A joint agreement to this effect will be signed between trade minister Anand Sharma and Singapore’s trade and industry minister Lim Hng Kiang, who is currently visiting India, on 11 May.
“Both the countries had decided to review the Cepa every three years. This is part of the agreement,” a senior commerce ministry official said on condition of anonymity.
India’s first comprehensive trade pact with Singapore, signed in 2005, includes trade in goods, services and investment.
Arpita Mukherjee, professor at the Indian Council for Research on International Economic Relations (Icrier) said the review is necessary as India’s economy is now more open than in 2005.
“India’s commitment in goods under the Cepa with Singapore is lower than its revised offer to WTO (World Trade Organization) in August 2005 and its commitment under the Association of Southeast Asian Nations (Asean) free trade agreement (FTA),” Mukherjee said. The Asean FTA, which was signed in August, came into effect on 1 January. Singapore is a member of the 10-nation trading block.
Ram Upendra Das, senior fellow at the Research and Information System for Developing Countries, said the main intention of the review is to bring the level of liberalization in goods at least on par with the commitment under the Asean FTA.

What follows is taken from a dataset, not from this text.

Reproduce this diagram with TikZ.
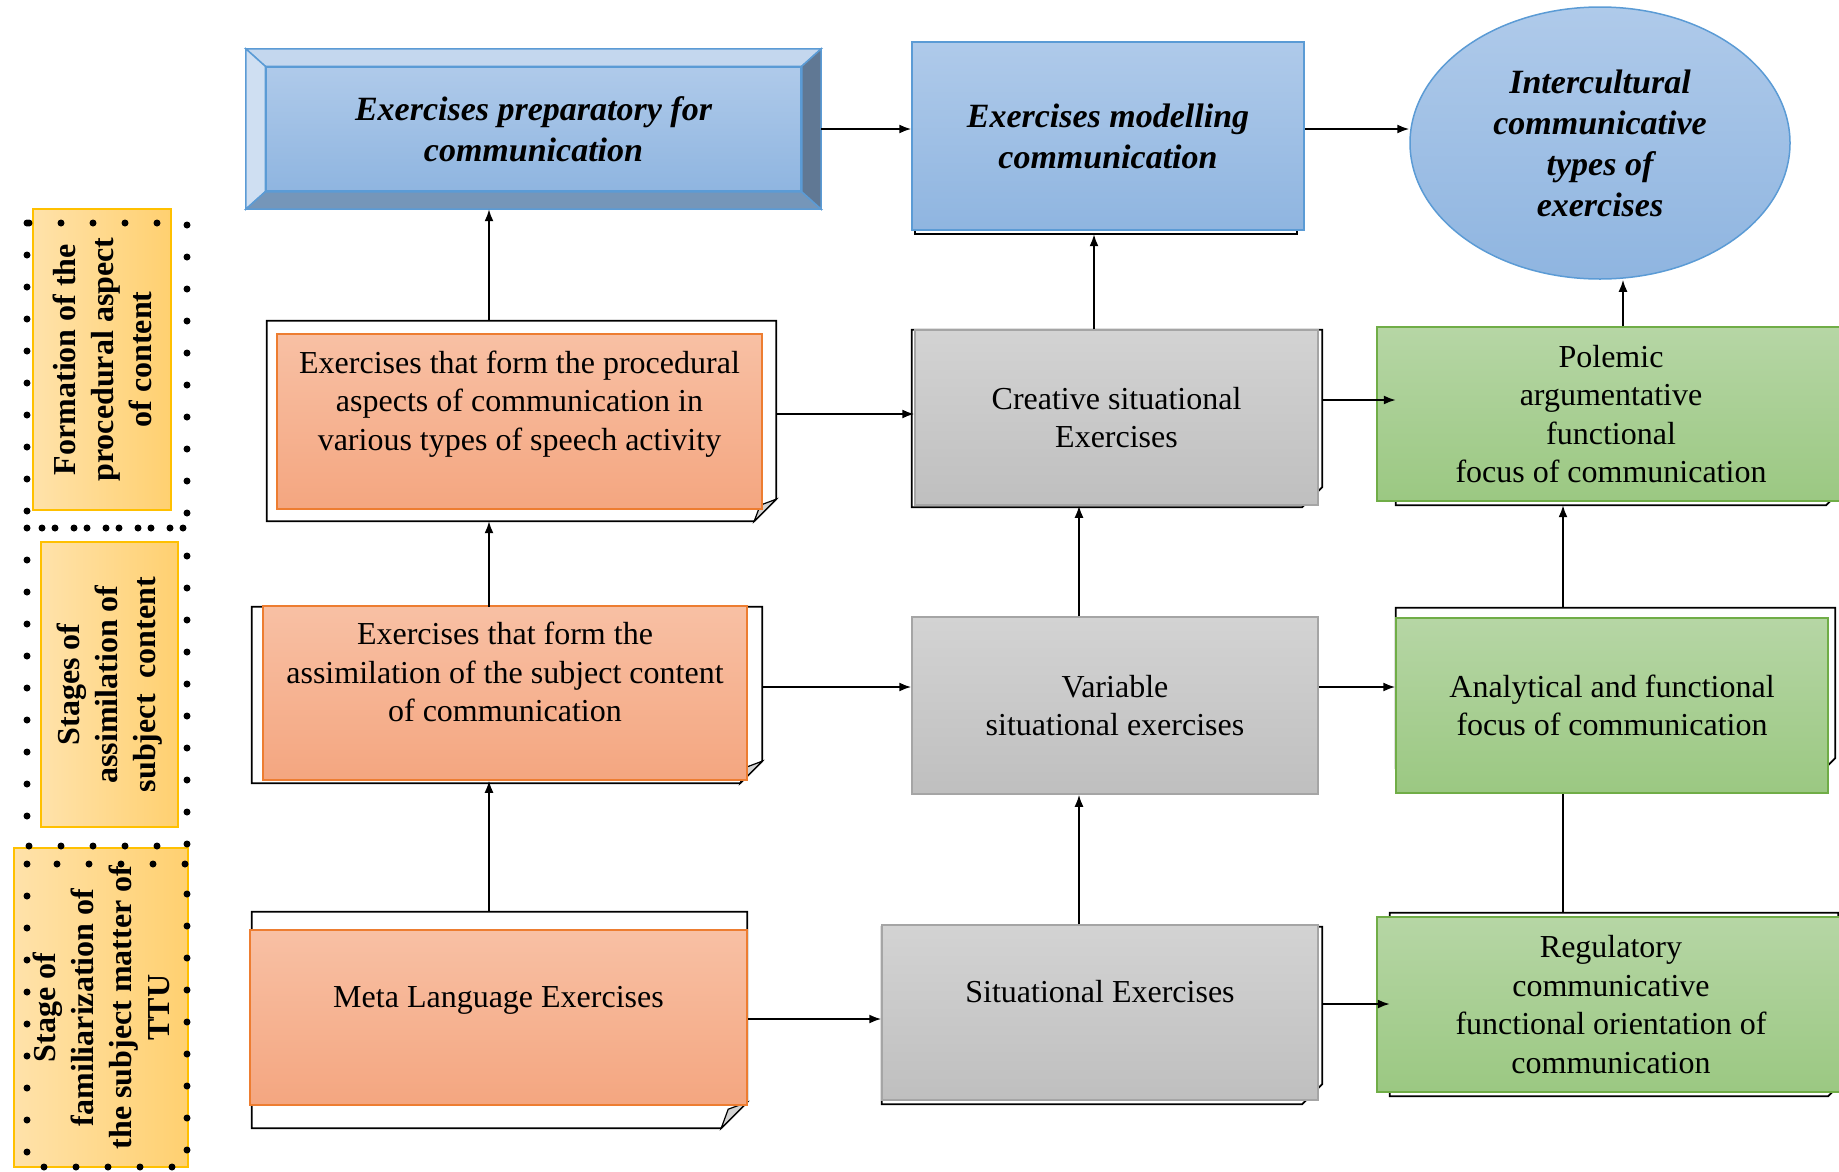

Rajan S. Ratna, professor at the Centre for WTO Studies in the Indian Institute of Foreign Trade, agreed. “While India has about 5,000 negative list items with Singapore, out of 11,000 traded goods, its negative list with Asean is only 400. It does not make sense... There will be a problem with both exporters and importers.”
Singapore will gain if India agrees to cut tariffs in more traded items. India may expect more liberalization in services from Singapore.
The review may also incorporate a change in an unintentional offer by India in financial services, which allows a Singapore company to hold more than 10% stake in an Indian bank. Regulators don’t allow any individual or company, national or foreign, to hold more than 10% of an Indian bank, even under Cepa.
“By and large, that issue has been amicably solved,” the commerce ministry official said, without revealing details.
Mukherjee said it may not be as simple. “Singapore may ask something in return if we are not able to give what we have committed under the Cepa.”
Two investment arms of the Singapore government together have more than 10% stake in ICICI Bank Ltd. Singapore has always maintained that the two are separate entities.